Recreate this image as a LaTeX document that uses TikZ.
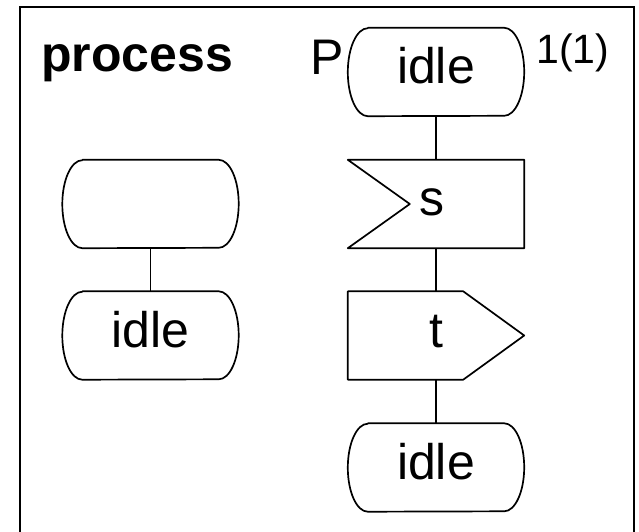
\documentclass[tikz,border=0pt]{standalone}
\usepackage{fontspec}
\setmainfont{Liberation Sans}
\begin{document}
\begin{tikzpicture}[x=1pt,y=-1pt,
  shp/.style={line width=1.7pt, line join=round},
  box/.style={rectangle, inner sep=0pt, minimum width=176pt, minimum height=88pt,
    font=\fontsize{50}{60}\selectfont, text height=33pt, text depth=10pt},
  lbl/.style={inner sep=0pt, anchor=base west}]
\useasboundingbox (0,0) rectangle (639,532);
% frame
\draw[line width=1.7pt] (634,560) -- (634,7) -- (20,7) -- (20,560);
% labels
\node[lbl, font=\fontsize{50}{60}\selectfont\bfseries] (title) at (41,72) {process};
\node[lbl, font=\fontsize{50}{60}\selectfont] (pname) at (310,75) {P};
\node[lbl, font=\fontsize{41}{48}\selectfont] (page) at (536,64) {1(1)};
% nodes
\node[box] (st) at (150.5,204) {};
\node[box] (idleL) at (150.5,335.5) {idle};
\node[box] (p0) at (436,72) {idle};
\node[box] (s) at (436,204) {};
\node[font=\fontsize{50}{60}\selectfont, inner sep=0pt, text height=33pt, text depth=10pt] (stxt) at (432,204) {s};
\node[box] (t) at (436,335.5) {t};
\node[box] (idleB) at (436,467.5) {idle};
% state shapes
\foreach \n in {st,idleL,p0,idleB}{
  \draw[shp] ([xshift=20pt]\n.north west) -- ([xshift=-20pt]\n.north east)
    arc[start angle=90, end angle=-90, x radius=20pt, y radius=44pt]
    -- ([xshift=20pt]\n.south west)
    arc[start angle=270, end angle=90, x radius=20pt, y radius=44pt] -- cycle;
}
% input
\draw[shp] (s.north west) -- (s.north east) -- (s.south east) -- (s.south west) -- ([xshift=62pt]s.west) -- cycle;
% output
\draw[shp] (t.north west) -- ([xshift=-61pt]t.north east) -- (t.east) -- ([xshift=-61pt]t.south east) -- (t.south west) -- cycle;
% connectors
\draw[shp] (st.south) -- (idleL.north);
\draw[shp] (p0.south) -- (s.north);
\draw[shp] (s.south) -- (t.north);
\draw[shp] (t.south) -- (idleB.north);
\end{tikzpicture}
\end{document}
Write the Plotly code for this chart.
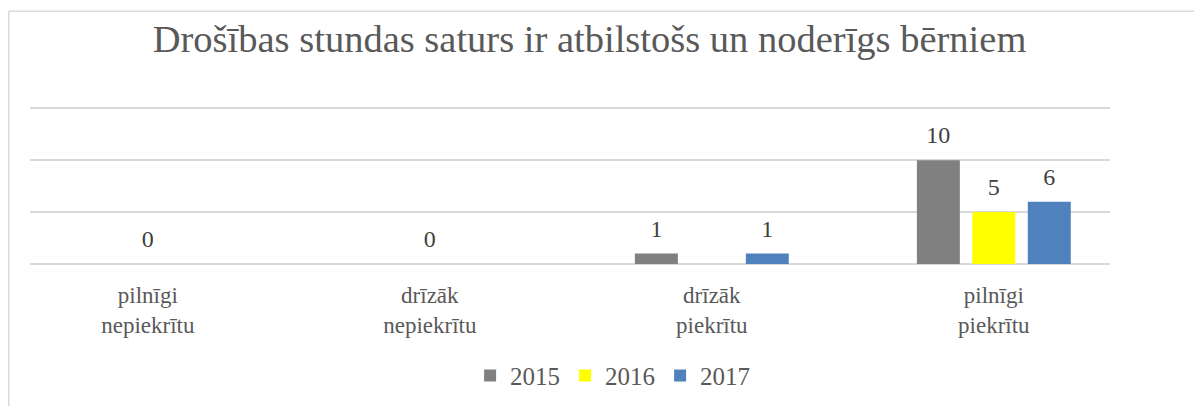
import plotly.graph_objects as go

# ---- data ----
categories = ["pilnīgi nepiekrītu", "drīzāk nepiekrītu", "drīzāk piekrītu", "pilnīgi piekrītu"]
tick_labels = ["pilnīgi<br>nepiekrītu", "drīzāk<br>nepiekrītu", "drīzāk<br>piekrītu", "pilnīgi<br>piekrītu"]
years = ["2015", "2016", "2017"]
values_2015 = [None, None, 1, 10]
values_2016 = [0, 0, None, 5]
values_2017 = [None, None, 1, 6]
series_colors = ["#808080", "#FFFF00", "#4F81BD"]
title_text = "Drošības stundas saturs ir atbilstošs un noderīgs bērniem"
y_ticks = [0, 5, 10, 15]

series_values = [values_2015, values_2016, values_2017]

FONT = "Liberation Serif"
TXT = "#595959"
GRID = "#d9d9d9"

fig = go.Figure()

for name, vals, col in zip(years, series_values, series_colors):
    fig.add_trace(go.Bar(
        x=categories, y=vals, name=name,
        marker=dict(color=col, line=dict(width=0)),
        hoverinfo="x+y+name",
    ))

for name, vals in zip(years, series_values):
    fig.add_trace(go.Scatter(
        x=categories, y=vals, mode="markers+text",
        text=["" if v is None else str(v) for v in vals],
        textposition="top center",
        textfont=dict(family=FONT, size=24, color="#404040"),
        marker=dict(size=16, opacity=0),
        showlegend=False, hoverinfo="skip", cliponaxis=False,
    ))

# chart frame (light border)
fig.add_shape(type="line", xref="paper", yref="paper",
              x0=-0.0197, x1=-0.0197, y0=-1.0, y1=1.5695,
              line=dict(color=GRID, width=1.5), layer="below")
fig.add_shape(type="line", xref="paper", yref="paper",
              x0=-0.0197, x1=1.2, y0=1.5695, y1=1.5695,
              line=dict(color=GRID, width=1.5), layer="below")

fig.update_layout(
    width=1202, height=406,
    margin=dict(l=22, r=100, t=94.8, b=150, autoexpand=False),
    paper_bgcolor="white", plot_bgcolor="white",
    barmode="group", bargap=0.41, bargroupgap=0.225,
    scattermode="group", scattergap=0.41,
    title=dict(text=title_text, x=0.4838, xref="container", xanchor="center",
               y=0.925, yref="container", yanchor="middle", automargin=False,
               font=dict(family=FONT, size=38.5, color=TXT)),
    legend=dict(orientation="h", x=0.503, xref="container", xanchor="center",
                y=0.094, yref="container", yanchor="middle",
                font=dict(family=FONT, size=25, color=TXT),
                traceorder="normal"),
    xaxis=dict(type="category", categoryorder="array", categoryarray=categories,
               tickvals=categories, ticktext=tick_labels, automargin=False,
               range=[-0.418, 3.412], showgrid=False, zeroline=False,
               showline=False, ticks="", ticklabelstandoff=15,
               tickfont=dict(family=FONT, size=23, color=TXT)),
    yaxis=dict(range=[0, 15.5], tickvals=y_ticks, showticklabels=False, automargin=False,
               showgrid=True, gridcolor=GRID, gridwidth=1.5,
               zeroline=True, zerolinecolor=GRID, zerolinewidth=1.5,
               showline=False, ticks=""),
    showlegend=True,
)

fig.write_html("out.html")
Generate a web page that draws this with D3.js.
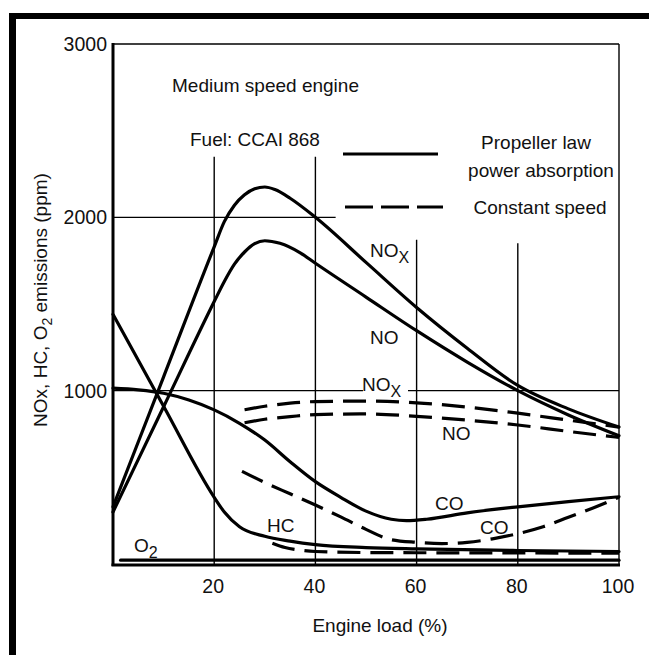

------------------------------------------------

DIRECTIVE:
Gather all lines where the word "this" appears.

SOLVED EXERCISE:
Recreate this image as a LaTeX document that uses TikZ.
Write the Plotly code for this chart.
Generate a web page that draws this with D3.js.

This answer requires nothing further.